KUALA LUMPUR: Malaysian lawmakers on Wednesday (Oct 9) once again voted to repeal a controversial law that punished spreading "fake news" with up to six years behind bars and which critics said was aimed at stifling dissent.
Under the legislation, those who disseminated what authorities deemed false news - via any medium, from print to social networks - could also be fined up to RM500,000 (US$120,000).
This is second attempt by the Dewan Rakyat, or the lower house, to overturn the law.

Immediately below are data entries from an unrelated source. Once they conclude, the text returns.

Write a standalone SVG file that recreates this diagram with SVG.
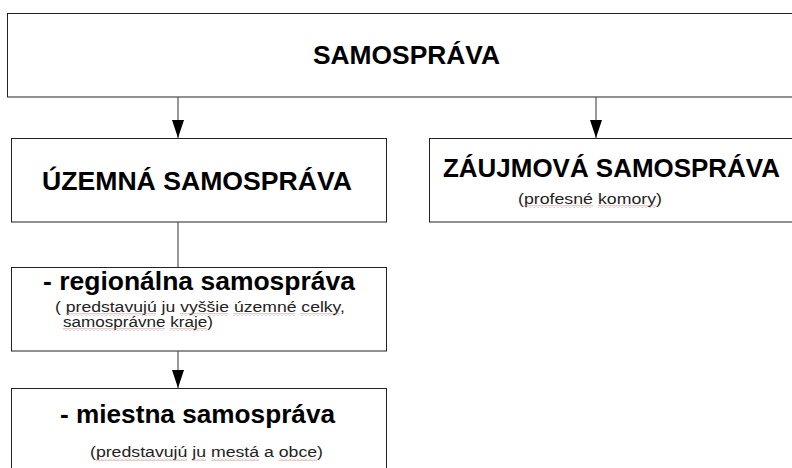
<svg xmlns="http://www.w3.org/2000/svg" width="792" height="468" viewBox="0 0 792 468">
<defs>
<marker id="ah" markerUnits="userSpaceOnUse" markerWidth="18" markerHeight="12" refX="18" refY="6" orient="auto" viewBox="0 0 18 12">
<path d="M0,0 L18,6 L0,12 Z" fill="#000"/>
</marker>
<pattern id="wavy" x="0" y="0" width="4" height="3" patternUnits="userSpaceOnUse">
<path d="M0,2.5 L2,0.5 L4,2.5" fill="none" stroke="#d08a8a" stroke-width="0.9"/>
</pattern>
</defs>
<style>
.box{fill:#fff;stroke:#222;stroke-width:1}
.b{font-family:"Liberation Sans",Arial,sans-serif;font-weight:bold;fill:#000}
.s{font-family:"Liberation Sans",Arial,sans-serif;fill:#222;font-size:14px}
.con{stroke:#555;stroke-width:1.2;fill:none}
.wv{fill:url(#wavy)}
</style>
<rect width="792" height="468" fill="#fff"/>
<g id="samosprava">
<rect class="box" x="7.5" y="13.5" width="800" height="83.5"/>
<text class="b" x="313" y="64" font-size="25" textLength="187" lengthAdjust="spacingAndGlyphs">SAMOSPRÁVA</text>
</g>
<g id="uzemna">
<rect class="box" x="11.5" y="138.5" width="375" height="83.5"/>
<text class="b" x="42" y="190" font-size="25.5" textLength="310" lengthAdjust="spacingAndGlyphs">ÚZEMNÁ SAMOSPRÁVA</text>
</g>
<g id="zaujmova">
<rect class="box" x="429.5" y="138.5" width="400" height="83.5"/>
<text class="b" x="443" y="177" font-size="25.5" textLength="337" lengthAdjust="spacingAndGlyphs">ZÁUJMOVÁ SAMOSPRÁVA</text>
<text class="s" x="518" y="204" textLength="144" lengthAdjust="spacingAndGlyphs">(profesné komory)</text>
<rect class="wv" x="524" y="205" width="69" height="3"/>
<rect class="wv" x="598" y="205" width="58" height="3"/>
</g>
<g id="regionalna">
<rect class="box" x="11.5" y="267.5" width="375" height="83.5"/>
<text class="b" x="43" y="290" font-size="25.5" textLength="312" lengthAdjust="spacingAndGlyphs">- regionálna samospráva</text>
<text class="s" x="55" y="312" textLength="290" lengthAdjust="spacingAndGlyphs">( predstavujú ju vyššie územné celky,</text>
<text class="s" x="63" y="327" textLength="150" lengthAdjust="spacingAndGlyphs">samosprávne kraje)</text>
<rect class="wv" x="66" y="313" width="90" height="3"/>
<rect class="wv" x="180" y="313" width="48" height="3"/>
<rect class="wv" x="233" y="313" width="62" height="3"/>
<rect class="wv" x="300" y="313" width="40" height="3"/>
<rect class="wv" x="63" y="328" width="102" height="3"/>
<rect class="wv" x="170" y="328" width="37" height="3"/>
</g>
<g id="miestna">
<rect class="box" x="11.5" y="388.5" width="375" height="100"/>
<text class="b" x="60" y="423" font-size="25.5" textLength="275" lengthAdjust="spacingAndGlyphs">- miestna samospráva</text>
<text class="s" x="90" y="457" textLength="233" lengthAdjust="spacingAndGlyphs">(predstavujú ju mestá a obce)</text>
<rect class="wv" x="96" y="458" width="91" height="3"/>
<rect class="wv" x="192" y="458" width="14" height="3"/>
<rect class="wv" x="211" y="458" width="48" height="3"/>
<rect class="wv" x="279" y="458" width="38" height="3"/>
</g>
<g id="connectors">
<line class="con" x1="178" y1="97" x2="178" y2="138" marker-end="url(#ah)"/>
<line class="con" x1="596" y1="97" x2="596" y2="138" marker-end="url(#ah)"/>
<line class="con" x1="178" y1="222" x2="178" y2="267"/>
<line class="con" x1="178" y1="351" x2="178" y2="388" marker-end="url(#ah)"/>
</g>
</svg>
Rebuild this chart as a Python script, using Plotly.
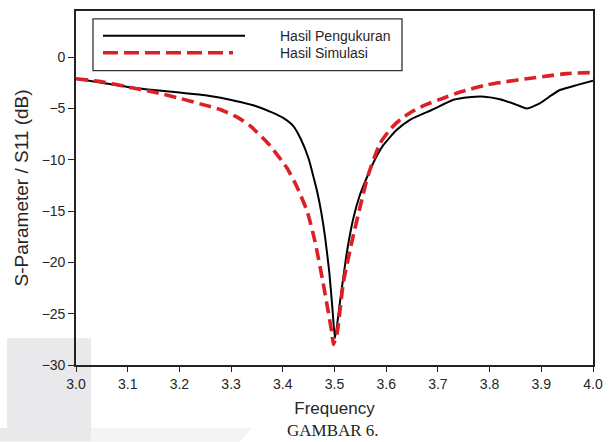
import plotly.graph_objects as go

# ---- data ----
freq_meas = [3.00, 3.05, 3.10, 3.15, 3.20, 3.25, 3.28, 3.32, 3.35, 3.38, 3.40, 3.42, 3.435,
             3.45, 3.458, 3.466, 3.474, 3.482, 3.49, 3.496, 3.501, 3.511, 3.524, 3.536,
             3.548, 3.562, 3.578, 3.594, 3.62, 3.646, 3.69, 3.73, 3.76, 3.79, 3.82, 3.85,
             3.872, 3.897, 3.92, 3.936, 3.97, 4.00]
s11_meas = [-2.1, -2.5, -2.9, -3.2, -3.45, -3.7, -3.95, -4.4, -4.8, -5.4, -5.9, -6.7, -8.0,
            -9.9, -11.4, -13.0, -15.0, -17.6, -21.0, -24.5, -27.4, -23.7, -19.0, -15.8,
            -13.6, -11.8, -10.0, -8.6, -7.1, -6.1, -5.1, -4.15, -3.9, -3.85, -4.1, -4.6,
            -5.0, -4.5, -3.7, -3.2, -2.7, -2.3]

freq_sim = [3.00, 3.05, 3.10, 3.15, 3.20, 3.24, 3.279, 3.31, 3.337, 3.375, 3.408, 3.427,
            3.447, 3.462, 3.478, 3.495, 3.498, 3.505, 3.517, 3.534, 3.549, 3.565, 3.588,
            3.61, 3.627, 3.65, 3.678, 3.71, 3.743, 3.794, 3.83, 3.872, 3.91, 3.949, 4.00]
s11_sim = [-2.1, -2.4, -2.9, -3.4, -4.0, -4.55, -5.1, -5.8, -6.7, -8.6, -10.8, -12.6,
           -15.0, -17.9, -22.0, -26.9, -28.0, -26.9, -22.0, -17.9, -14.7, -11.5, -8.4,
           -6.9, -6.1, -5.3, -4.6, -4.0, -3.4, -2.7, -2.4, -2.1, -1.85, -1.6, -1.5]

series_names = ["Hasil Pengukuran", "Hasil Simulasi"]
x_ticks = [3.0, 3.1, 3.2, 3.3, 3.4, 3.5, 3.6, 3.7, 3.8, 3.9, 4.0]
y_ticks = [-30, -25, -20, -15, -10, -5, 0]

# ---- figure geometry ----
W, H = 613, 442
ML, MR, MT, MB = 76, 20, 9, 77
PW, PH = W - ML - MR, H - MT - MB


def px(x):
    return (x - ML) / PW


def py(y):
    return (H - MB - y) / PH


TXT = "#262626"
RED = "#dd1f26"
SANS = "Liberation Sans, Arial"

fig = go.Figure()
fig.add_trace(go.Scatter(x=freq_meas, y=s11_meas, mode="lines", name=series_names[0],
                         line=dict(color="black", width=2, shape="spline", smoothing=0.5),
                         showlegend=False, hoverinfo="skip"))
fig.add_trace(go.Scatter(x=freq_sim, y=s11_sim, mode="lines", name=series_names[1],
                         line=dict(color=RED, width=3.6, dash="12px,6px",
                                   shape="spline", smoothing=0.5),
                         showlegend=False, hoverinfo="skip"))

shapes = []
# faint watermark shapes (background)
shapes.append(dict(type="rect", xref="paper", yref="paper", x0=px(7), x1=px(91),
                   y0=py(428), y1=py(338), fillcolor="#e9e9ec", line_width=0, layer="below"))
shapes.append(dict(type="rect", xref="paper", yref="paper", x0=px(0), x1=px(91),
                   y0=py(442), y1=py(428), fillcolor="#e9e9ec", line_width=0, layer="below"))
shapes.append(dict(type="path", xref="paper", yref="paper",
                   path=f"M{px(91)},{py(428)} L{px(252)},{py(428)} L{px(240)},{py(442)} L{px(91)},{py(442)} Z",
                   fillcolor="#f4f4f6", line_width=0, layer="below"))

# legend box drawn manually (long sample lines as in the reference)
shapes.append(dict(type="rect", xref="paper", yref="paper", x0=px(93), x1=px(402),
                   y0=py(69), y1=py(17), fillcolor="white",
                   line=dict(color="#333333", width=1.3)))
shapes.append(dict(type="line", xref="paper", yref="paper", x0=px(103), x1=px(245),
                   y0=py(34), y1=py(34), line=dict(color="black", width=2)))
shapes.append(dict(type="line", xref="paper", yref="paper", x0=px(103), x1=px(233),
                   y0=py(51), y1=py(51), line=dict(color=RED, width=3.6, dash="15px,6px")))

annotations = [
    dict(text=series_names[0], xref="paper", yref="paper", x=px(278), y=py(34),
         xanchor="left", yanchor="middle", showarrow=False,
         font=dict(family=SANS, size=14, color=TXT)),
    dict(text=series_names[1], xref="paper", yref="paper", x=px(278), y=py(51),
         xanchor="left", yanchor="middle", showarrow=False,
         font=dict(family=SANS, size=14, color=TXT)),
    dict(text="GAMBAR 6.", xref="paper", yref="paper", x=px(333), y=py(431),
         xanchor="center", yanchor="middle", showarrow=False,
         font=dict(family="Liberation Serif, Times New Roman", size=17, color="#222222")),
]

fig.update_layout(
    width=W, height=H,
    margin=dict(l=ML, r=MR, t=MT, b=MB),
    paper_bgcolor="white", plot_bgcolor="white",
    shapes=shapes, annotations=annotations,
    font=dict(family=SANS, size=14, color=TXT),
    xaxis=dict(range=[3.0, 4.0], tickvals=x_ticks, ticktext=[f"{v:.1f}" for v in x_ticks],
               ticks="outside", ticklen=5, tickwidth=1.3, tickcolor="#222",
               showline=True, linecolor="#222", linewidth=1.6, mirror=True,
               showgrid=False, zeroline=False, tickfont=dict(size=14),
               title=dict(text="Frequency", font=dict(size=17, color=TXT), standoff=12)),
    yaxis=dict(range=[-30, 4.5], tickvals=y_ticks,
               ticks="outside", ticklen=6, tickwidth=1.3, tickcolor="#222",
               showline=True, linecolor="#222", linewidth=1.6, mirror=True,
               showgrid=False, zeroline=False, tickfont=dict(size=14),
               title=dict(text="S-Parameter / S11 (dB)", font=dict(size=19, color=TXT), standoff=8)),
)

fig.write_html("out.html", config={"displayModeBar": False},
               post_script="document.body.style.margin='0';document.body.style.padding='0';")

MPs had voted to repeal it last year, only for the opposition-controlled Dewan Negara, or upper chamber, to block it.
On Wednesday, the Anti-Fake News (Repeal) Bill 2019 was passed 92-51 in the Dewan Rakyat.
Senators in the Dewan Negara are only able to block a Bill once, meaning it should still now be repealed even if lawmakers there vote it down again.
The fake news legislation was pushed through last year during the previous Barisan Nasional administration in the run-up to the hotly contested general election, sparking a storm of anger.
Political opponents said it was a crude tool aimed at silencing criticism of the then-government and its leader Najib Razak, particularly over the corruption scandal surrounding state fund 1MDB.
However, Najib and his long-ruling coalition unexpectedly lost the landmark 2018 elections that brought to power a reformist alliance which had pledged to abolish the law.
A total of 25 MPs rose to speak over the past two days during the debate on repealing the law.
"The Act ... has elements that are draconian and can be abused," said Deputy Minister in the Prime Minister's Department Mohamed Hanipa Maidin in winding up the debate.
Charles Santiago, an MP from the ruling Pakatan Harapan coalition, told AFP the legislation had been aimed at helping "cover up the former government's abuse and corruption".
The Bill, copies of which were circulated to the media, said that the law was "no longer relevant" as the current government views that fake news can be tackled with other laws, such as the Penal Code, Printing Presses and Publications Act, as well as Communications and Multimedia Act.
Prime Minister Mahathir Mohamad, who ousted Najib at last year's polls, was investigated for allegedly spreading fake news days ahead of the election. He was an opposition leader at the time.
Malaysia is one of several countries in Asia that have turned to such legislation, emboldened by US President Donald Trump's fulminations against "fake news", but activists warn authoritarian regimes will use the laws to target opponents.